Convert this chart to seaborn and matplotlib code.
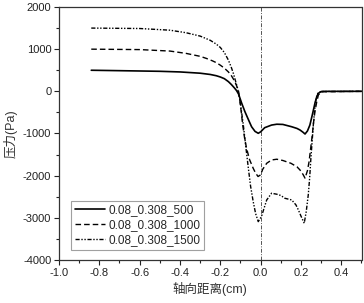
import numpy as np
import pandas as pd
import matplotlib
matplotlib.use("Agg")
import matplotlib.pyplot as plt
from matplotlib.ticker import MultipleLocator
import seaborn as sns

labels = ["0.08_0.308_500", "0.08_0.308_1000", "0.08_0.308_1500"]

x_500 = [-0.84, -0.7, -0.5, -0.4, -0.3, -0.25, -0.22, -0.2, -0.18, -0.16, -0.145, -0.13, -0.12, -0.11,
         -0.095, -0.078, -0.06, -0.045, -0.028, -0.012, 0.0, 0.02, 0.054, 0.08, 0.11, 0.154, 0.18, 0.195,
         0.21, 0.22, 0.232, 0.244, 0.256, 0.269, 0.278, 0.286, 0.298, 0.31, 0.5]
y_500 = [500, 490, 475, 460, 430, 400, 370, 340, 300, 230, 160, 80, 20, -60,
         -270, -483, -680, -840, -950, -995, -960, -862, -800, -780, -785, -840, -880, -917,
         -970, -1012, -940, -800, -560, -285, -130, -47, -10, 0, 0]

x_1000 = [-0.84, -0.6, -0.45, -0.37, -0.3, -0.27, -0.24, -0.22, -0.2, -0.18, -0.16, -0.145, -0.13, -0.12,
          -0.11, -0.1, -0.09, -0.08, -0.07, -0.055, -0.037, -0.025, -0.013, 0.0, 0.01, 0.03, 0.054, 0.08,
          0.11, 0.15, 0.18, 0.195, 0.21, 0.22, 0.232, 0.24, 0.248, 0.256, 0.262, 0.269, 0.278, 0.286,
          0.30, 0.5]
y_1000 = [1000, 990, 955, 900, 830, 782, 725, 680, 620, 550, 460, 370, 250, 140,
          10, -330, -760, -1100, -1350, -1620, -1825, -1940, -2020, -1980, -1850, -1706, -1628, -1610,
          -1640, -1706, -1790, -1865, -1970, -2060, -1880, -1668, -1350, -1035, -750, -483, -250, -88,
          -10, 0]

x_1500 = [-0.84, -0.6, -0.45, -0.37, -0.3, -0.25, -0.22, -0.2, -0.18, -0.16, -0.145, -0.135, -0.125,
          -0.115, -0.105, -0.095, -0.086, -0.074, -0.061, -0.05, -0.037, -0.025, -0.012, 0.004, 0.015,
          0.03, 0.054, 0.08, 0.1, 0.12, 0.154, 0.175, 0.187, 0.2, 0.216, 0.226, 0.236, 0.243, 0.249,
          0.255, 0.261, 0.267, 0.272, 0.28, 0.286, 0.30, 0.5]
y_1500 = [1500, 1490, 1450, 1390, 1310, 1210, 1120, 1040, 920, 740, 560, 420, 250,
          80, -150, -480, -800, -1300, -1825, -2250, -2616, -2900, -3090, -2970, -2800,
          -2576, -2417, -2440, -2470, -2536, -2576, -2694, -2813, -2960, -3128, -2850, -2457, -2050, -1588,
          -1200, -800, -480, -246, -80, -30, -5, 0]

x_ticks = [-1.0, -0.8, -0.6, -0.4, -0.2, 0.0, 0.2, 0.4]
y_ticks = [-4000, -3000, -2000, -1000, 0, 1000, 2000]

sns.set_style("ticks")
plt.rcParams['font.family'] = ['Liberation Sans', 'Noto Sans CJK SC', 'DejaVu Sans']

fig = plt.figure(figsize=(3.64, 3.03), dpi=100)
ax = fig.add_axes([59/364, 1-260/303, (361.5-59)/364, (260-7)/303])

series = [(x_500, y_500, labels[0], '-', 1.2),
          (x_1000, y_1000, labels[1], (0, (4, 2.2)), 1.0),
          (x_1500, y_1500, labels[2], (0, (3, 1.2, 1, 1.2, 1, 1.2)), 1.0)]
for xs, ys, lab, ls, lw in series:
    df = pd.DataFrame({"x": xs, "y": ys})
    sns.lineplot(data=df, x="x", y="y", ax=ax, color="black", linestyle=ls,
                 linewidth=lw, label=lab, sort=False, estimator=None)

ax.axvline(0, color="#555555", lw=0.7, linestyle=(0, (4, 1.5, 1, 1.5)), zorder=0)

ax.set_xlim(-1.0, 0.5)
ax.set_ylim(-4000, 2000)
ax.set_xticks(x_ticks)
ax.set_xticklabels([f"{v:.1f}" for v in x_ticks])
ax.set_yticks(y_ticks)
ax.set_yticklabels([str(v) for v in y_ticks])
ax.xaxis.set_minor_locator(MultipleLocator(0.1))
ax.yaxis.set_minor_locator(MultipleLocator(500))
ax.tick_params(axis='both', which='major', direction='out', length=3.5, width=0.8,
               labelsize=8, colors='#222222', pad=2)
ax.tick_params(axis='both', which='minor', direction='out', length=2, width=0.8, colors='#222222')
for s in ax.spines.values():
    s.set_visible(True)
    s.set_color('#333333')
    s.set_linewidth(0.9)

ax.set_xlabel("轴向距离(cm)", fontsize=9, color='#333333', labelpad=3)
ax.set_ylabel("压力(Pa)", fontsize=9, color='#333333', labelpad=4)

leg = ax.legend(loc='lower left', bbox_to_anchor=(0.04, 0.04), borderaxespad=0,
                fontsize=8.5, frameon=True, fancybox=False, handlelength=2.6,
                handletextpad=0.3, labelspacing=0.25, borderpad=0.3)
leg.get_frame().set_edgecolor('#888888')
leg.get_frame().set_linewidth(0.8)

fig.savefig("out.png", dpi=100)
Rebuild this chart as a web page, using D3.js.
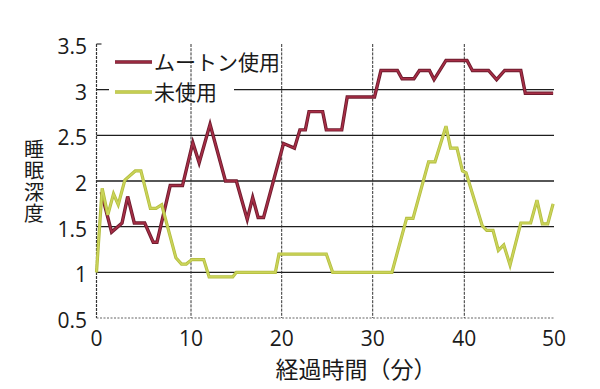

Problem details ▸
Excluding the pictures, reproduce every entry exactly as given.

Task result ▸
Convert this chart to seaborn and matplotlib code.
import numpy as np
import pandas as pd
import matplotlib
matplotlib.use("Agg")
import matplotlib.pyplot as plt
from matplotlib.ticker import MultipleLocator
import seaborn as sns

labels = ["0.08_0.308_500", "0.08_0.308_1000", "0.08_0.308_1500"]

x_500 = [-0.84, -0.7, -0.5, -0.4, -0.3, -0.25, -0.22, -0.2, -0.18, -0.16, -0.145, -0.13, -0.12, -0.11,
         -0.095, -0.078, -0.06, -0.045, -0.028, -0.012, 0.0, 0.02, 0.054, 0.08, 0.11, 0.154, 0.18, 0.195,
         0.21, 0.22, 0.232, 0.244, 0.256, 0.269, 0.278, 0.286, 0.298, 0.31, 0.5]
y_500 = [500, 490, 475, 460, 430, 400, 370, 340, 300, 230, 160, 80, 20, -60,
         -270, -483, -680, -840, -950, -995, -960, -862, -800, -780, -785, -840, -880, -917,
         -970, -1012, -940, -800, -560, -285, -130, -47, -10, 0, 0]

x_1000 = [-0.84, -0.6, -0.45, -0.37, -0.3, -0.27, -0.24, -0.22, -0.2, -0.18, -0.16, -0.145, -0.13, -0.12,
          -0.11, -0.1, -0.09, -0.08, -0.07, -0.055, -0.037, -0.025, -0.013, 0.0, 0.01, 0.03, 0.054, 0.08,
          0.11, 0.15, 0.18, 0.195, 0.21, 0.22, 0.232, 0.24, 0.248, 0.256, 0.262, 0.269, 0.278, 0.286,
          0.30, 0.5]
y_1000 = [1000, 990, 955, 900, 830, 782, 725, 680, 620, 550, 460, 370, 250, 140,
          10, -330, -760, -1100, -1350, -1620, -1825, -1940, -2020, -1980, -1850, -1706, -1628, -1610,
          -1640, -1706, -1790, -1865, -1970, -2060, -1880, -1668, -1350, -1035, -750, -483, -250, -88,
          -10, 0]

x_1500 = [-0.84, -0.6, -0.45, -0.37, -0.3, -0.25, -0.22, -0.2, -0.18, -0.16, -0.145, -0.135, -0.125,
          -0.115, -0.105, -0.095, -0.086, -0.074, -0.061, -0.05, -0.037, -0.025, -0.012, 0.004, 0.015,
          0.03, 0.054, 0.08, 0.1, 0.12, 0.154, 0.175, 0.187, 0.2, 0.216, 0.226, 0.236, 0.243, 0.249,
          0.255, 0.261, 0.267, 0.272, 0.28, 0.286, 0.30, 0.5]
y_1500 = [1500, 1490, 1450, 1390, 1310, 1210, 1120, 1040, 920, 740, 560, 420, 250,
          80, -150, -480, -800, -1300, -1825, -2250, -2616, -2900, -3090, -2970, -2800,
          -2576, -2417, -2440, -2470, -2536, -2576, -2694, -2813, -2960, -3128, -2850, -2457, -2050, -1588,
          -1200, -800, -480, -246, -80, -30, -5, 0]

x_ticks = [-1.0, -0.8, -0.6, -0.4, -0.2, 0.0, 0.2, 0.4]
y_ticks = [-4000, -3000, -2000, -1000, 0, 1000, 2000]

sns.set_style("ticks")
plt.rcParams['font.family'] = ['Liberation Sans', 'Noto Sans CJK SC', 'DejaVu Sans']

fig = plt.figure(figsize=(3.64, 3.03), dpi=100)
ax = fig.add_axes([59/364, 1-260/303, (361.5-59)/364, (260-7)/303])

series = [(x_500, y_500, labels[0], '-', 1.2),
          (x_1000, y_1000, labels[1], (0, (4, 2.2)), 1.0),
          (x_1500, y_1500, labels[2], (0, (3, 1.2, 1, 1.2, 1, 1.2)), 1.0)]
for xs, ys, lab, ls, lw in series:
    df = pd.DataFrame({"x": xs, "y": ys})
    sns.lineplot(data=df, x="x", y="y", ax=ax, color="black", linestyle=ls,
                 linewidth=lw, label=lab, sort=False, estimator=None)

ax.axvline(0, color="#555555", lw=0.7, linestyle=(0, (4, 1.5, 1, 1.5)), zorder=0)

ax.set_xlim(-1.0, 0.5)
ax.set_ylim(-4000, 2000)
ax.set_xticks(x_ticks)
ax.set_xticklabels([f"{v:.1f}" for v in x_ticks])
ax.set_yticks(y_ticks)
ax.set_yticklabels([str(v) for v in y_ticks])
ax.xaxis.set_minor_locator(MultipleLocator(0.1))
ax.yaxis.set_minor_locator(MultipleLocator(500))
ax.tick_params(axis='both', which='major', direction='out', length=3.5, width=0.8,
               labelsize=8, colors='#222222', pad=2)
ax.tick_params(axis='both', which='minor', direction='out', length=2, width=0.8, colors='#222222')
for s in ax.spines.values():
    s.set_visible(True)
    s.set_color('#333333')
    s.set_linewidth(0.9)

ax.set_xlabel("轴向距离(cm)", fontsize=9, color='#333333', labelpad=3)
ax.set_ylabel("压力(Pa)", fontsize=9, color='#333333', labelpad=4)

leg = ax.legend(loc='lower left', bbox_to_anchor=(0.04, 0.04), borderaxespad=0,
                fontsize=8.5, frameon=True, fancybox=False, handlelength=2.6,
                handletextpad=0.3, labelspacing=0.25, borderpad=0.3)
leg.get_frame().set_edgecolor('#888888')
leg.get_frame().set_linewidth(0.8)

fig.savefig("out.png", dpi=100)
Rebuild this chart as a web page, using D3.js.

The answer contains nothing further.